Esta fábula do grego Esopo, foi readaptada e recontada pelo francês Jean de La Fontaine, em a Cigarra e a Formiga, contando a história de uma cigarra que cantou durante o verão, enquanto a formiga trabalhava. Chegado o inverno, a cigarra, não tendo que comer, pediu à formiga que lhe emprestasse comida, com a promessa de lhe pagar com juros antes de agosto. A formiga, tida por ser poupada e não emprestar nada a ninguém indagou, desconfiada, o que fez a cigarra no verão. Respondeu esta que cantava noite e dia, ao que a formiga replicou: “Cantavas?

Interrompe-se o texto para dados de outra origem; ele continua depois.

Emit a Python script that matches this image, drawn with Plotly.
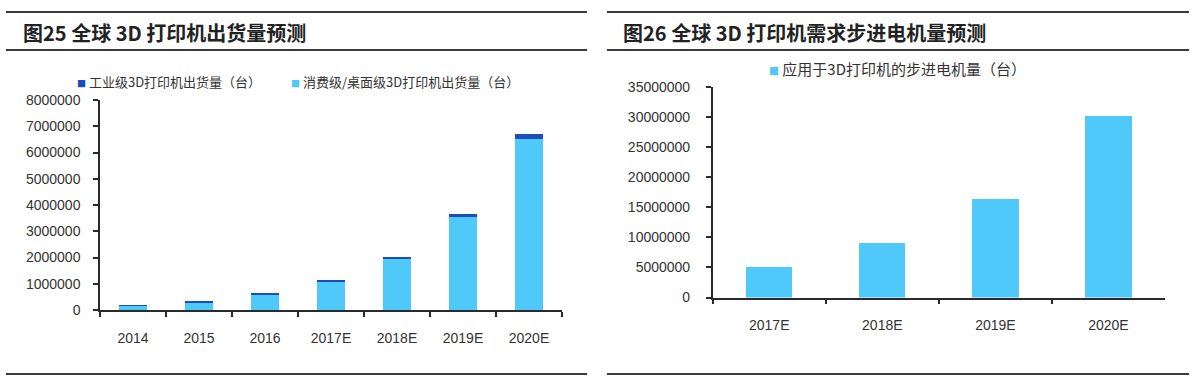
import plotly.graph_objects as go

W, H = 1196, 384

# ---- data ----
years_left = ["2014", "2015", "2016", "2017E", "2018E", "2019E", "2020E"]
industrial = [15000, 20000, 25000, 35000, 50000, 80000, 190000]
consumer = [175000, 300000, 605000, 1085000, 1950000, 3560000, 6530000]

years_right = ["2017E", "2018E", "2019E", "2020E"]
steppers = [5040000, 9000000, 16400000, 30200000]

name_ind = "工业级3D打印机出货量（台）"
name_con = "消费级/桌面级3D打印机出货量（台）"
name_step = "应用于3D打印机的步进电机量（台）"
title_left = "图25 全球 3D 打印机出货量预测"
title_right = "图26 全球 3D 打印机需求步进电机量预测"

C_LIGHT = "#4FC8FA"
C_DARK = "#1C4DB8"
AX = "#2a2a2a"
TXT = "#333333"
NUM_FONT = "Liberation Sans, Arial, sans-serif"
CJK_FONT = "Noto Sans CJK SC, sans-serif"


def px(x):
    return x / W


def py(y):
    return 1 - y / H


fig = go.Figure()
fig.add_trace(go.Bar(x=years_left, y=consumer, name=name_con, marker_color=C_LIGHT,
                     marker_line_width=0, xaxis="x", yaxis="y", showlegend=False))
fig.add_trace(go.Bar(x=years_left, y=industrial, name=name_ind, marker_color=C_DARK,
                     marker_line_width=0, xaxis="x", yaxis="y", showlegend=False))
fig.add_trace(go.Bar(x=years_right, y=steppers, name=name_step, marker_color=C_LIGHT,
                     marker_line_width=0, xaxis="x2", yaxis="y2", showlegend=False))

axis_common = dict(showline=True, linecolor=AX, linewidth=1.5, ticks="outside",
                   tickcolor=AX, tickwidth=1.5, ticklen=5, showgrid=False, zeroline=False,
                   automargin=False,
                   tickfont=dict(family=NUM_FONT, size=14, color=TXT), fixedrange=True)

fig.update_layout(
    width=W, height=H, autosize=False,
    margin=dict(l=0, r=0, t=0, b=0, pad=0),
    paper_bgcolor="white", plot_bgcolor="white",
    barmode="stack", bargap=0.59,
    xaxis=dict(domain=[px(100), px(562)], anchor="y", tickson="boundaries",
               ticklabelstandoff=14, **axis_common),
    yaxis=dict(domain=[py(310), py(100)], anchor="x", range=[0, 8000000], dtick=1000000,
               tickformat="d", ticklabelstandoff=10, **axis_common),
    xaxis2=dict(domain=[px(712.7), px(1165)], anchor="y2", tickson="boundaries",
                ticklabelstandoff=14, **axis_common),
    yaxis2=dict(domain=[py(297.5), py(86.7)], anchor="x2", range=[0, 35000000], dtick=5000000,
                tickformat="d", ticklabelstandoff=13, **axis_common),
)

# frame lines
line_style = dict(color="#3a3a3a", width=2)
for (x0, x1) in [(6, 587), (607, 1189)]:
    for yy in (12, 50, 374):
        fig.add_shape(type="line", xref="paper", yref="paper",
                      x0=px(x0), x1=px(x1), y0=py(yy), y1=py(yy), line=line_style)

# titles
fig.add_annotation(text=f"<b>{title_left}</b>", x=px(21), y=py(32), xref="paper", yref="paper",
                   xanchor="left", yanchor="middle", showarrow=False,
                   font=dict(family=CJK_FONT, size=20, color="#222222"))
fig.add_annotation(text=f"<b>{title_right}</b>", x=px(621), y=py(32), xref="paper", yref="paper",
                   xanchor="left", yanchor="middle", showarrow=False,
                   font=dict(family=CJK_FONT, size=20, color="#222222"))


def legend_item(x, y, color, label, size, anchor="left"):
    fig.add_annotation(
        text=f'<span style="color:{color};font-size:{int(size*0.7)}px">■</span> {label}',
        x=px(x), y=py(y), xref="paper", yref="paper", xanchor=anchor, yanchor="middle",
        showarrow=False, font=dict(family=CJK_FONT, size=size, color=TXT))


legend_item(75, 82, C_DARK, name_ind, 13)
legend_item(289, 82, C_LIGHT, name_con, 13)
legend_item(897, 68, C_LIGHT, name_step, 15, anchor="center")

fig.write_html(
    "out.html",
    config={"displayModeBar": False},
    post_script="document.body.style.margin='0';document.body.style.overflow='hidden';",
)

Pois dança agora!” 

 

Se a lição dominante destas fábulas é a de que há tempo para o trabalho e para a diversão, que devemos ser previdentes e poupados, que para os cultores da preguiça há sempre lazer, também podem ser reinterpretadas no sentido de que há nelas uma exaltação extrema ao trabalhar por trabalhar, à acumulação de capital, riqueza e bens materiais, à avareza usurária e desumana da formiga, à descredibilização e marginalização dos cantores, músicos e poetas, injustamente equiparados a pessoas absentistas e preguiçosas.

 

Estas fábulas, na sua multiplicidade de interpretações e leituras, também são adaptadas, em termos culturais, à invocada diferença de atitude mental e cultural entre povos e países, por exemplo, entre os do norte e do sul da Europa.

 

É usual dizer-se que se perguntarem aos portugueses, espanhóis, italianos e gregos, entre outros povos mediterrânicos e do sul da Europa, se as formigas devem ajudar o gafanhoto e a cigarra ou deixá-los por sua conta e risco, que eles, em unanimidade, defendem que as formigas os devem ajudar, coitadinhos, enquanto os alemães, holandeses, dinamarqueses, finlandeses e outros povos nórdicos entendem, em uníssono, que devem morrer de frio e fome, sem compaixão, tendo o que merecem, dada a sua malandrice.

 

Uns acreditam que o gafanhoto e a cigarra aprenderam a lição e no próximo verão não voltarão a reincidir, outros que prevaricaram e devem ser punidos. 

 

Só assim se fará justiça, tomando como referência o exemplo da formiga, a ser seguido por todos os animais, incluindo o ser humano. 

 

Sucede que compor e tocar música, escrever poemas ou letras para canções, cantar e dançar é um trabalho digno, exigente e gratificante para quem o faz e dele vive, à semelhança de qualquer outro, que compensa e gratifica a vida de todos nós, sendo redutor e simplista associá-lo a mera diversão.

 

O que não significa que os gafanhotos e cigarras absentistas não tenham de começar a trabalhar, ou a trabalhar mais e melhor, e que as formigas, na sua arrogante superioridade, não necessitem de gafanhotos e cigarras, evitando o seu desaparecimento e inevitáveis consequências, humanizando-se e tendo sempre presente a nossa precariedade mundana, que o que aparenta ser superior hoje pode não o ser ou não o é em permanência, em conjugação com  a inviabilidade universal de poder haver só excessos orçamentais, para todos, sem défices, para ninguém, e a necessidade humana de saber viver entre o prevenir amealhando e a compensação cultural e espiritual, mesmo que a título de lazer, sob pena de “dançarmos” todos!